Reviewed by Patricia Simms-Reeve
In this novel, rich in the language employed by one of the U.S.’s finest writers, two words are key. One is ‘haunting’ and the other is ‘sentence’.
Characters are haunted by place, the now infamous city of Minneapolis where injustice often determines outcomes for all non-white people, and the police are rarely accountable for their wrong-doing.
The Sentence is set in the time of the pandemic and its powerful grip on almost every aspect of life. It shapes individuals, community interactions, shopping, work relationships.
The shocking death of George Floyd, screened endlessly around the world, overshadows them, because, as is the case in many of Erdrich’s novels, the characters are indigenous Americans.
More happily, their culture, traditions and superstitions are ever present as an integral part of their lives.
A sentence can be a complete thought but also may mean a punishment. The original inhabitants of the lands usurped by Europeans are ‘punished’ to this day. Their current existence is alien to that which they had enjoyed for countless generations. Life in this century is blighted by their inability to live as their privileged white citizens do, instead relegated to one of continuous struggle and setback.
Louise Erdrich’s latest work is peopled with characters who refused to be broken.
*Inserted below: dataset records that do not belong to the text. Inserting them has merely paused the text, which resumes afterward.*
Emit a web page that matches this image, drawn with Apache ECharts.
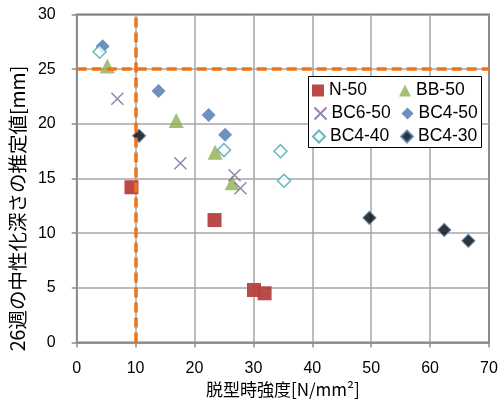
<!DOCTYPE html>
<html>
<head>
<meta charset="utf-8">
<script src="https://cdn.jsdelivr.net/npm/echarts@6/dist/echarts.min.js"></script>
<style>
html,body{margin:0;padding:0;background:#fff;}
#chart{width:503px;height:401px;}
</style>
</head>
<body>
<div id="chart"></div>
<script>
// Series names
const seriesNames = ['N-50', 'BB-50', 'BC6-50', 'BC4-50', 'BC4-40', 'BC4-30'];

// [脱型時強度, 26週の中性化深さの推定値]
const n50   = [[9.3, 14.2], [23.4, 11.2], [30.1, 4.8], [31.9, 4.5]];
const bb50  = [[5.2, 25.3], [16.9, 20.3], [23.5, 17.4], [26.4, 14.6]];
const bc650 = [[6.9, 22.3], [17.6, 16.4], [26.8, 15.3], [27.8, 14.1]];
const bc450 = [[4.4, 27.1], [13.9, 23.0], [22.4, 20.8], [25.2, 19.0]];
const bc440 = [[3.9, 26.6], [25.0, 17.6], [34.6, 17.5], [35.2, 14.8]];
const bc430 = [[10.6, 18.9], [49.7, 11.4], [62.4, 10.3], [66.5, 9.3]];

// Threshold lines
const refX = 10;
const refY = 25;

// Axis settings
const xTicks = [0, 10, 20, 30, 40, 50, 60, 70];
const yTicks = [0, 5, 10, 15, 20, 25, 30];

const FONT = '"Liberation Sans", Arial, "Noto Sans CJK JP", sans-serif';
const CJK = '"Noto Sans CJK JP", "Liberation Sans", sans-serif';
const crossPath = 'path://M0,0L10,10M10,0L0,10';

const chart = echarts.init(document.getElementById('chart'), null, {renderer: 'canvas'});

const refLine = {
  silent: true,
  symbol: 'none',
  label: {show: false},
  lineStyle: {color: '#EE7418', width: 3.5, type: [10, 5], opacity: 1},
  data: [{xAxis: refX}, {yAxis: refY}]
};

// Legend laid out as three rows of two entries, inside one framed box
const legendText = {fontFamily: FONT, fontSize: 17.5, lineHeight: 18, color: '#000', width: 66};
function legendRow(names, top) {
  return {
    data: names,
    left: 312, top: top,
    orient: 'horizontal',
    padding: 0,
    itemWidth: 12, itemHeight: 12,
    itemGap: 4,
    z: 20,
    textStyle: legendText
  };
}

chart.setOption({
  animation: false,
  textStyle: {fontFamily: FONT},
  grid: {
    left: 76.7, right: 14, top: 14.5, bottom: 58.5,
    outerBoundsMode: 'none',
    containLabel: false,
    show: true, borderColor: '#000', borderWidth: 1.5, backgroundColor: '#fff'
  },
  legend: [
    legendRow([seriesNames[0], seriesNames[1]], 81.5),
    legendRow([seriesNames[2], seriesNames[3]], 104.5),
    legendRow([seriesNames[4], seriesNames[5]], 127.5)
  ],
  graphic: [{
    type: 'rect', left: 308, top: 76, z: 10, silent: true,
    shape: {width: 173, height: 71},
    style: {fill: '#fff', stroke: '#000', lineWidth: 1}
  }],
  xAxis: {
    type: 'value', min: xTicks[0], max: xTicks[xTicks.length - 1], interval: 10,
    name: '脱型時強度[N/mm²]', nameLocation: 'middle', nameGap: 34,
    nameTextStyle: {fontFamily: CJK, fontSize: 17, color: '#000'},
    axisLine: {show: true, lineStyle: {color: '#8c8c8c', width: 1.5}},
    axisTick: {show: true, inside: false, length: 5, lineStyle: {color: '#8c8c8c', width: 1.5}},
    axisLabel: {fontSize: 16, color: '#000', margin: 18},
    splitLine: {show: true, lineStyle: {color: '#a6a6a6', width: 1.5}}
  },
  yAxis: {
    type: 'value', min: yTicks[0], max: yTicks[yTicks.length - 1], interval: 5,
    name: '26週の中性化深さの推定値[mm]', nameLocation: 'middle', nameGap: 41, nameRotate: 90,
    nameTextStyle: {fontFamily: CJK, fontSize: 19.5, color: '#000', padding: [0, 60, 0, 0]},
    axisLine: {show: true, lineStyle: {color: '#8c8c8c', width: 1.5}},
    axisTick: {show: true, inside: false, length: 5, lineStyle: {color: '#8c8c8c', width: 1.5}},
    axisLabel: {fontSize: 16, color: '#000', margin: 21},
    splitLine: {show: true, lineStyle: {color: '#a6a6a6', width: 1.5}}
  },
  series: [
    {
      name: seriesNames[0], type: 'scatter', data: n50, symbol: 'rect', symbolSize: 14,
      itemStyle: {color: '#B5403D', opacity: 0.95}, z: 3,
      markLine: refLine
    },
    {
      name: seriesNames[1], type: 'scatter', data: bb50, symbol: 'triangle', symbolSize: 15,
      itemStyle: {color: '#8FAF50'}, z: 3
    },
    {
      name: seriesNames[2], type: 'scatter', data: bc650, symbol: crossPath, symbolSize: 12,
      itemStyle: {color: 'none', borderColor: '#7D63A0', borderWidth: 1.5}, z: 3
    },
    {
      name: seriesNames[3], type: 'scatter', data: bc450, symbol: 'diamond', symbolSize: 14,
      itemStyle: {color: '#4A77B0'}, z: 3
    },
    {
      name: seriesNames[4], type: 'scatter', data: bc440, symbol: 'diamond', symbolSize: 13,
      itemStyle: {color: '#fff', borderColor: '#3FA2B8', borderWidth: 1.5}, z: 3
    },
    {
      name: seriesNames[5], type: 'scatter', data: bc430, symbol: 'diamond', symbolSize: 13,
      itemStyle: {color: '#000', borderColor: '#4F81BD', borderWidth: 1.2}, z: 3
    }
  ]
});
</script>
</body>
</html>
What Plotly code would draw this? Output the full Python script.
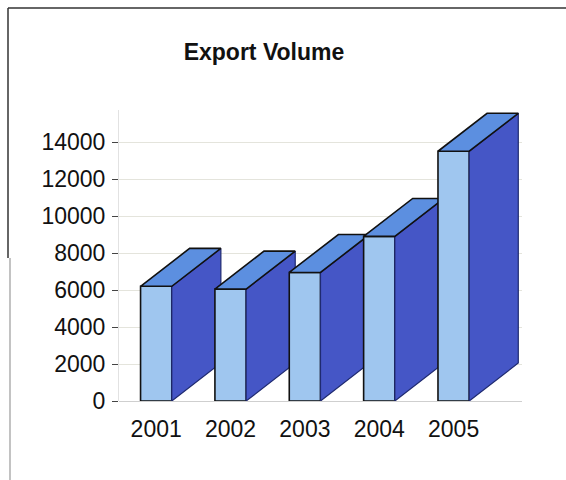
import plotly.graph_objects as go

# ---- data ----
years = ["2001", "2002", "2003", "2004", "2005"]
volumes = [6200, 6050, 6950, 8900, 13500]
y_ticks = [0, 2000, 4000, 6000, 8000, 10000, 12000, 14000]
title_text = "Export Volume"

# ---- 3D-look geometry (data units) ----
HW = 0.21      # half width of front face (category units)
DX = 0.66      # depth offset in x (category units)
DY = 2050      # depth offset in y (value units)

FRONT = "#9fc6ef"
TOP = "#5c8fe0"
SIDE = "#4556c6"

fig = go.Figure()

for i, (yr, v) in enumerate(zip(years, volumes)):
    x0, x1 = i - HW, i + HW
    # front face
    fig.add_trace(go.Scatter(
        x=[x0, x1, x1, x0, x0], y=[0, 0, v, v, 0],
        mode="lines", fill="toself", fillcolor=FRONT,
        line=dict(color="#111111", width=1.6),
        hoverinfo="text", text=f"{yr}: {v}", showlegend=False))
    # side face
    fig.add_trace(go.Scatter(
        x=[x1, x1 + DX, x1 + DX, x1, x1], y=[0, DY, v + DY, v, 0],
        mode="lines", fill="toself", fillcolor=SIDE,
        line=dict(color="#1f2a70", width=1.2),
        hoverinfo="skip", showlegend=False))
    # top face
    fig.add_trace(go.Scatter(
        x=[x0, x0 + DX, x1 + DX, x1, x0], y=[v, v + DY, v + DY, v, v],
        mode="lines", fill="toself", fillcolor=TOP,
        line=dict(color="#111111", width=1.6),
        hoverinfo="skip", showlegend=False))

L, R, T, B = 119, 44, 110, 79
W, H = 566, 480
pw, ph = W - L - R, H - T - B

def px_x(p):
    return (p - L) / pw

def px_y(p):
    return (H - B - p) / ph

fig.update_layout(
    width=W, height=H,
    margin=dict(l=L, r=R, t=T, b=B, pad=0),
    paper_bgcolor="white", plot_bgcolor="white",
    font=dict(family="Liberation Sans, Arial, sans-serif", color="#111111", size=23),
    title=dict(text=f"<b>{title_text}</b>", x=264 / W, xanchor="center",
               y=1 - 52 / H, yanchor="middle", yref="container",
               font=dict(size=23, color="#111111")),
    xaxis=dict(range=[-0.5, 4.92], tickmode="array",
               tickvals=list(range(len(years))), ticktext=years,
               showgrid=False, zeroline=False, showline=False, ticks="",
               ticklabelstandoff=12, fixedrange=True),
    yaxis=dict(range=[0, ph / 18.5 * 1000], tickmode="array",
               tickvals=y_ticks, ticktext=[str(t) for t in y_ticks],
               showgrid=True, gridcolor="#e4e4dc", gridwidth=1,
               zeroline=True, zerolinecolor="#cfcfcf", zerolinewidth=1,
               showline=True, linecolor="#e2e2e2", linewidth=1,
               ticks="outside", ticklen=6, tickcolor="#444444",
               ticklabelstandoff=2, fixedrange=True),
    shapes=[
        dict(type="line", xref="paper", yref="paper",
             x0=px_x(8), x1=px_x(572), y0=px_y(8), y1=px_y(8),
             line=dict(color="#333333", width=1.5)),
        dict(type="line", xref="paper", yref="paper",
             x0=px_x(8), x1=px_x(8), y0=px_y(8), y1=px_y(258),
             line=dict(color="#333333", width=1.5)),
        dict(type="line", xref="paper", yref="paper",
             x0=px_x(10), x1=px_x(10), y0=px_y(258), y1=px_y(485),
             line=dict(color="#9a9a9a", width=1.2)),
    ],
)

fig.write_html("out.html")
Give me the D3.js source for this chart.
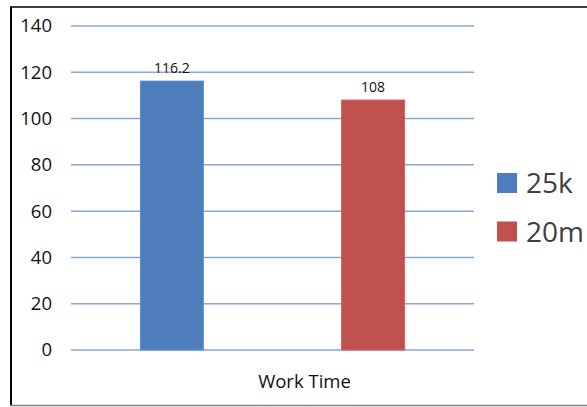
<!DOCTYPE html>
<html>
<head>
<meta charset="utf-8">
<script src="https://cdn.jsdelivr.net/npm/d3@7"></script>
<style>
  html, body { margin: 0; padding: 0; background: #fff; }
  svg { display: block; }
  text { font-family: "Open Sans", "Liberation Sans", sans-serif; }
</style>
</head>
<body>
<svg id="chart" width="587" height="407"></svg>
<script>
// Chart data
const categories = ["Work Time"];
const seriesNames = ["25k", "20m"];
const seriesValues = [116.2, 108];
const seriesColors = ["#4f7dbb", "#c0504d"];
const yTicks = [0, 20, 40, 60, 80, 100, 120, 140];

const svg = d3.select("#chart");

// Outer frame
svg.append("line").attr("x1", 11).attr("x2", 11).attr("y1", 7).attr("y2", 406)
  .attr("stroke", "#000").attr("stroke-width", 2);
svg.append("line").attr("x1", 10).attr("x2", 587).attr("y1", 7).attr("y2", 7)
  .attr("stroke", "#000").attr("stroke-width", 1.5);
svg.append("line").attr("x1", 10).attr("x2", 587).attr("y1", 405.5).attr("y2", 405.5)
  .attr("stroke", "#808080").attr("stroke-width", 1.5);

const plot = { left: 71, right: 474, top: 26, bottom: 350 };

const y = d3.scaleLinear().domain([0, 140]).range([plot.bottom, plot.top]);
const xCat = d3.scaleBand().domain(categories).range([plot.left, plot.right]);
const xSeries = d3.scaleBand().domain(seriesNames)
  .range([0, xCat.bandwidth()]).paddingInner(0.687).paddingOuter(0.345);

// Gridlines
svg.append("g").selectAll("line").data(yTicks).join("line")
  .attr("x1", plot.left).attr("x2", plot.right)
  .attr("y1", d => y(d)).attr("y2", d => y(d))
  .attr("stroke", "#88a8d6").attr("stroke-width", 1.5);

// Y axis labels
const yAxis = d3.axisLeft(y).tickValues(yTicks).tickSize(0).tickPadding(0);
const yg = svg.append("g").attr("transform", `translate(52,0)`).call(yAxis);
yg.select(".domain").remove();
yg.selectAll("text").attr("font-size", 18.5).attr("fill", "#111")
  .attr("font-family", "'Open Sans', 'Liberation Sans', sans-serif");

// Bars
const bars = svg.append("g");
categories.forEach(cat => {
  seriesNames.forEach((s, i) => {
    const x0 = xCat(cat) + xSeries(s);
    bars.append("rect")
      .attr("x", x0).attr("width", xSeries.bandwidth())
      .attr("y", y(seriesValues[i])).attr("height", y(0) - y(seriesValues[i]))
      .attr("fill", seriesColors[i])
      .attr("stroke", d3.color(seriesColors[i]).brighter(0.4)).attr("stroke-width", 1);
    bars.append("text")
      .attr("x", x0 + xSeries.bandwidth() / 2)
      .attr("y", y(seriesValues[i]) - 8.5)
      .attr("text-anchor", "middle")
      .attr("font-size", 14).attr("fill", "#111")
      .text(seriesValues[i]);
  });
});

// Category label
svg.append("g").selectAll("text").data(categories).join("text")
  .attr("x", d => xCat(d) + xCat.bandwidth() / 2 + 32)
  .attr("y", 388)
  .attr("text-anchor", "middle")
  .attr("font-size", 18.5).attr("fill", "#111")
  .text(d => d);

// Legend
const legend = svg.append("g").attr("transform", "translate(497,173)");
seriesNames.forEach((s, i) => {
  const g = legend.append("g").attr("transform", `translate(0,${i * 48.5})`);
  g.append("rect").attr("width", 20).attr("height", 20).attr("fill", seriesColors[i]);
  g.append("text").attr("x", 29).attr("y", 20).attr("font-size", 28)
    .attr("fill", "#404040").text(s);
});
</script>
</body>
</html>
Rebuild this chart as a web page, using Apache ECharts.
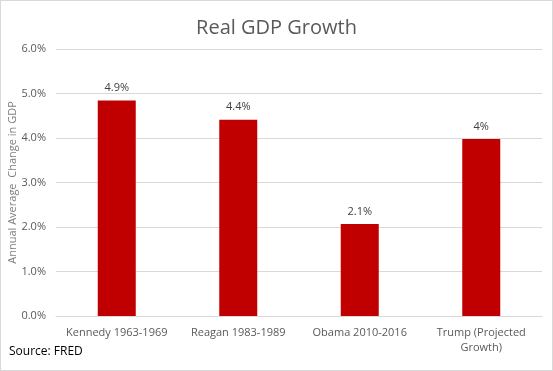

It is a testimony to the strength and determination to make a life and it is the main character, Tookie, who symbolises this.
At the outset, she is persuaded to help a friend to move a dead body…this outrageous scene becomes a disaster for Tookie. The body has drugs attached and she is caught and sentenced to 60 years in jail.
With this stunning opening, the narrative unfolds. Tookie writes it in the first person and gives poignant insight in to the world of her emergence from prison and progress as a young woman devoted to her husband, Pollux, and her friends who mostly work at a small independent bookshop. She is warm and loving and tackles hurdles to overcome with zest and humour. One regular reader to the shop she names Dissatisfaction as he is so hard to please in finding a book he likes. He loathes happy endings…
Another regular customer was Flora, who now disturbs them by haunting the bookshop after she has died. This might be considered absurd by many, but Erdrich’s clever and convincing descriptions of Tookie’s reaction, makes it a credible and sometimes humorous feature of the novel.
The lighthearted touch often surfaces. Tookie endorses rituals that involve chocolate cake. Trump, never named, is referred to causing ‘an ache in my brain’ and she resolves to ‘do the opposite of what orangery does’!
As always, the writing is beautiful, often poetic. A fallen tree is frustrated because it is unable to taste starlight any longer.
Her previous novel The Night Watchman won the Pulitzer Prize. This latest work is further proof of her ability, as a member of the Turtle Mountain Band, to portray the lives of native Americans, as proud, courageous, intelligent, and to be cheerfully resolute in tackling problems.
It praises the value of the independent bookstore, skillfully deploys a flurry with the fantastic and creates a series of characters and events that make this book one of passion, emotion, complexity of relationships and a tribute to those unbroken by injustice and adversity. The Sentence is both unique and unforgettable.